Output a verbatim copy of the data, cut off after the line that contains "y_end = [0.0061, -0.0770, 0.0331]".

Given information:
****************
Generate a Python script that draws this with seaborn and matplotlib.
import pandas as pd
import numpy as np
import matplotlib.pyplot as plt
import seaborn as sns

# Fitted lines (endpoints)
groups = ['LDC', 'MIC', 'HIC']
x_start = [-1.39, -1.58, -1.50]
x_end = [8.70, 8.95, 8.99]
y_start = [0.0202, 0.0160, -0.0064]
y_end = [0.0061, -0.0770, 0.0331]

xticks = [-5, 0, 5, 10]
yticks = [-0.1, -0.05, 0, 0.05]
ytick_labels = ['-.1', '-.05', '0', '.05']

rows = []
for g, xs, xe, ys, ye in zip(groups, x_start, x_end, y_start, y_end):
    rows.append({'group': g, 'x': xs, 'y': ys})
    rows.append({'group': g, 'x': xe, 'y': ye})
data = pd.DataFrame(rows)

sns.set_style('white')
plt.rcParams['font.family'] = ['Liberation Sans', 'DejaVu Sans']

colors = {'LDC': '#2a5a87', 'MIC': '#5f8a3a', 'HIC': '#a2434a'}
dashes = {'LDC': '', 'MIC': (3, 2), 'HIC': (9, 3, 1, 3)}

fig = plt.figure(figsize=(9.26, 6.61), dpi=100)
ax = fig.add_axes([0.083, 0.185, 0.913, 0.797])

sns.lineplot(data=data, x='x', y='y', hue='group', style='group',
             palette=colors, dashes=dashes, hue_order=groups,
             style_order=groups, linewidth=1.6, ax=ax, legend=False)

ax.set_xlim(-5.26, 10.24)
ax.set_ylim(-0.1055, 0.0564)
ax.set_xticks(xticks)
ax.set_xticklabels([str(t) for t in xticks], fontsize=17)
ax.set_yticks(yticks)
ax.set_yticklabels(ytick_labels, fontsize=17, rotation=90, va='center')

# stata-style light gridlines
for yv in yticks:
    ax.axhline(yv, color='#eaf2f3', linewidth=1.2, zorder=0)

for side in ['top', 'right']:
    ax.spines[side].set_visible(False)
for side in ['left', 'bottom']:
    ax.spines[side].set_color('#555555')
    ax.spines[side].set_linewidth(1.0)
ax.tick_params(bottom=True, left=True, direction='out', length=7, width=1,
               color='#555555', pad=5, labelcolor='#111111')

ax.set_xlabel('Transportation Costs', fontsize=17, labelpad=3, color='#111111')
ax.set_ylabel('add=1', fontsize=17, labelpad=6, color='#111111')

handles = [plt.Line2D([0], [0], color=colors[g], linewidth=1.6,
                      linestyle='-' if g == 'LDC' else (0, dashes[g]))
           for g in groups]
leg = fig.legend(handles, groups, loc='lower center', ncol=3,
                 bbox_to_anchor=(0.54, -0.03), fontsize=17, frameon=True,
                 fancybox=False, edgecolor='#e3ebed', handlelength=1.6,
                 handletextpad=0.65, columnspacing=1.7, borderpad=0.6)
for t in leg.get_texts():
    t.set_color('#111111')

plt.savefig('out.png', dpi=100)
****************
Response to this task:
Generate a Python script that draws this with seaborn and matplotlib.
import pandas as pd
import numpy as np
import matplotlib.pyplot as plt
import seaborn as sns

# Fitted lines (endpoints)
groups = ['LDC', 'MIC', 'HIC']
x_start = [-1.39, -1.58, -1.50]
x_end = [8.70, 8.95, 8.99]
y_start = [0.0202, 0.0160, -0.0064]
y_end = [0.0061, -0.0770, 0.0331]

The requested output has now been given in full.